[START Supplied data]

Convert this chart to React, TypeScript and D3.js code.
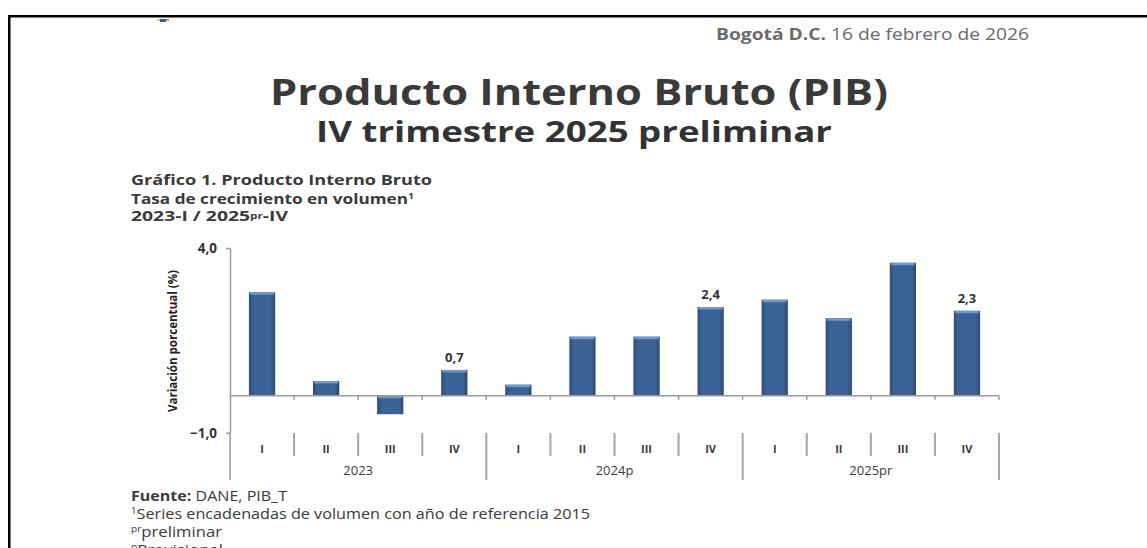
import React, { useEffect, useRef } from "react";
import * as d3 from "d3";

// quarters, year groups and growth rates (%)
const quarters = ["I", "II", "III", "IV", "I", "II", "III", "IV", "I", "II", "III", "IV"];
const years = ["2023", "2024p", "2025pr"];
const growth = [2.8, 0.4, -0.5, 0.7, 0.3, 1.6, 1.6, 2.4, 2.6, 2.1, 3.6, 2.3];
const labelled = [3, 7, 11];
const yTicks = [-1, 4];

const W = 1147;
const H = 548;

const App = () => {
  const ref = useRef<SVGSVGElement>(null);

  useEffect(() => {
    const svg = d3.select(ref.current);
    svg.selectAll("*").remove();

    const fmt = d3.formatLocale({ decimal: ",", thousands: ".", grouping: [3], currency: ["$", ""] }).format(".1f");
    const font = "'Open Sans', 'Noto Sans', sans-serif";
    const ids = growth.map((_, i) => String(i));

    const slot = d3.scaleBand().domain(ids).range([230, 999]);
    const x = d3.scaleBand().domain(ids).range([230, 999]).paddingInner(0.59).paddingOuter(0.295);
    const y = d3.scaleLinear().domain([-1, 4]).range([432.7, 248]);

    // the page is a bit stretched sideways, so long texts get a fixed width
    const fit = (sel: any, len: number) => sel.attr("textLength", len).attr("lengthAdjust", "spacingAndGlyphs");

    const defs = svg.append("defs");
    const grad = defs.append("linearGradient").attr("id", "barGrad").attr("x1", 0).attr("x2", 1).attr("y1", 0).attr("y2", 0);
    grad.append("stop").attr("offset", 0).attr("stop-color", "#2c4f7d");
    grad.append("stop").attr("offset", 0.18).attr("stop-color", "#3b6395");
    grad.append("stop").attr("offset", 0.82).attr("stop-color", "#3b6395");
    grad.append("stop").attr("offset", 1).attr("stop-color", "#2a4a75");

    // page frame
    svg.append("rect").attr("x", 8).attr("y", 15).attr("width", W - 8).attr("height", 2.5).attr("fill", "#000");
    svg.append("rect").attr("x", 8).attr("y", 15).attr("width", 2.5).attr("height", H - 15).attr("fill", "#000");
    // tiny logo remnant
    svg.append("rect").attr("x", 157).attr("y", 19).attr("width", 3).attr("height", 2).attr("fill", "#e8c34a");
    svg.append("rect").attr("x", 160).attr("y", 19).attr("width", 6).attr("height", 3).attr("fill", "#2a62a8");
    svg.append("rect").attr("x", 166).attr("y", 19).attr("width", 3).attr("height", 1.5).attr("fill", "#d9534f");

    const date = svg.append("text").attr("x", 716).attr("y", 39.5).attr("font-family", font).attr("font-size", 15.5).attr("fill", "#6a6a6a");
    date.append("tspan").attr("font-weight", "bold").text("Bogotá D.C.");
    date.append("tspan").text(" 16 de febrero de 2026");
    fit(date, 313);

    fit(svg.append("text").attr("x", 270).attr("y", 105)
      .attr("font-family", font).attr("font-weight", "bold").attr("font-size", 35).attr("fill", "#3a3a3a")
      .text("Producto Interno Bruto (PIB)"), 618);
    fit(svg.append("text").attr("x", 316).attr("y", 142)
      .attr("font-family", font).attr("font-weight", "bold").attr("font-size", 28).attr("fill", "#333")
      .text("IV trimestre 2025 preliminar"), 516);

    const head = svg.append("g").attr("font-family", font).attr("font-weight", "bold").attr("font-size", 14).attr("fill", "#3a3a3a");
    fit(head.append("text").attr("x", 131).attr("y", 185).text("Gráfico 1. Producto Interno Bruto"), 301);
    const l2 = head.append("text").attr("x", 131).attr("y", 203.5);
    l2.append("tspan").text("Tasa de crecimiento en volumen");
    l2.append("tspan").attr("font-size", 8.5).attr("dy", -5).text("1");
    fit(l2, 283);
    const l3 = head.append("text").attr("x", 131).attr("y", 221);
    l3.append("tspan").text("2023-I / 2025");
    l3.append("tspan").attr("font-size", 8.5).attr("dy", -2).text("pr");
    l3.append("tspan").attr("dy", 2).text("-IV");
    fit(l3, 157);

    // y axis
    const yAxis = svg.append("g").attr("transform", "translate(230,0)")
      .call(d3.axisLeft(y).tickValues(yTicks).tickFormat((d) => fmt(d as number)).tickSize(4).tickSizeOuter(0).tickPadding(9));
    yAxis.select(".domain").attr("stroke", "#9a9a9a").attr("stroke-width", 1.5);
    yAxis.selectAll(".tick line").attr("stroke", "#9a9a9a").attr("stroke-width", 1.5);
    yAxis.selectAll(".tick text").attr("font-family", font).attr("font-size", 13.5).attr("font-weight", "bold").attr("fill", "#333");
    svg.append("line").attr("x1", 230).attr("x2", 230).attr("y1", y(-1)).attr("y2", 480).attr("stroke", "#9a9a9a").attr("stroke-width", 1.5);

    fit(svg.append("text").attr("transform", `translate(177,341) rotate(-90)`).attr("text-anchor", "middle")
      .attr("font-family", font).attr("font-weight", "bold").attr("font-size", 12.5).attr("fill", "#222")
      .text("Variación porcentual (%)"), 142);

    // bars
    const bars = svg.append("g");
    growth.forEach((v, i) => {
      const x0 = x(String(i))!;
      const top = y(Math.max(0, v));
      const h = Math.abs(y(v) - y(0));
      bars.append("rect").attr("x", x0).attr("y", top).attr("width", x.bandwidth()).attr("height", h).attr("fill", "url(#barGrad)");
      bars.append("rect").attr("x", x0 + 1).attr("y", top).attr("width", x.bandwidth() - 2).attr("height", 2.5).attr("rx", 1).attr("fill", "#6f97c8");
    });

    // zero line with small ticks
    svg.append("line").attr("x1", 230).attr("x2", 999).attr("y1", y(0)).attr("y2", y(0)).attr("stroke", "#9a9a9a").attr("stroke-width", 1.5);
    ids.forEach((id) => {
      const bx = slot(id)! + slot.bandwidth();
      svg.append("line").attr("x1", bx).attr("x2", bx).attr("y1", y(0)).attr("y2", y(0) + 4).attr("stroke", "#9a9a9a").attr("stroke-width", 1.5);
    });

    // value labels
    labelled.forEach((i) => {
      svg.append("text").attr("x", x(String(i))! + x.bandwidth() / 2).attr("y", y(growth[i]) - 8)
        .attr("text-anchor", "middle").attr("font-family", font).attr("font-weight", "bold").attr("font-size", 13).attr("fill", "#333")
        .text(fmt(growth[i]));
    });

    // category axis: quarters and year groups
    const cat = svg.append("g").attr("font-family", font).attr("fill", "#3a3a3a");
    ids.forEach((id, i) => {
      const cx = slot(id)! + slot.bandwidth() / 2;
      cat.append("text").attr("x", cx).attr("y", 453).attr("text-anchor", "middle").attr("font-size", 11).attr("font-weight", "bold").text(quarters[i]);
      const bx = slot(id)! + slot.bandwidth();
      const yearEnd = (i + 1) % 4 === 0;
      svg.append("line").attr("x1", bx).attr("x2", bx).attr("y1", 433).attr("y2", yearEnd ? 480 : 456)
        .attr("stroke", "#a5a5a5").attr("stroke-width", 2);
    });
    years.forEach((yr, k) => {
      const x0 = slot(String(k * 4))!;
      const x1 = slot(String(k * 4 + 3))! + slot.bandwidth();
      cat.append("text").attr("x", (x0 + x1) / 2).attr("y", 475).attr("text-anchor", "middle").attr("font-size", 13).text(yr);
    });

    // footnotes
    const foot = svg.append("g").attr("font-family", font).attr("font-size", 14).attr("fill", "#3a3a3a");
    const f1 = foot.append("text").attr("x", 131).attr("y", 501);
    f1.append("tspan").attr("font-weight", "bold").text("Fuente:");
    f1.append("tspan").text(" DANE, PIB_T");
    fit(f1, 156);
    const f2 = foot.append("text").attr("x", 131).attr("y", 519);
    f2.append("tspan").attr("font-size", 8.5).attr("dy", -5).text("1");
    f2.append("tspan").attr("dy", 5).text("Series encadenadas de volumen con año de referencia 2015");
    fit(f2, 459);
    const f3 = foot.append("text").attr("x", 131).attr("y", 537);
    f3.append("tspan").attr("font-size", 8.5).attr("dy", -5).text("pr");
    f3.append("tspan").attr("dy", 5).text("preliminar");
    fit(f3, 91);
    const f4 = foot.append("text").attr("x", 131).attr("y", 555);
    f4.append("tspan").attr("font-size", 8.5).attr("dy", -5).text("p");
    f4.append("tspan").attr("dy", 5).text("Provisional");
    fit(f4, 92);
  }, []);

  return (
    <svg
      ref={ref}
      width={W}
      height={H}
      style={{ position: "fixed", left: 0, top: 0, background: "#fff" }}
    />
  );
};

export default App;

[END Supplied data]

→ **Stated exercise**: Repeat only the lines between the start of the data and the line with "import * as", including those two lines, and skip the pictures.

→ **Solution for this task**:
Convert this chart to React, TypeScript and D3.js code.
import React, { useEffect, useRef } from "react";
import * as d3 from "d3";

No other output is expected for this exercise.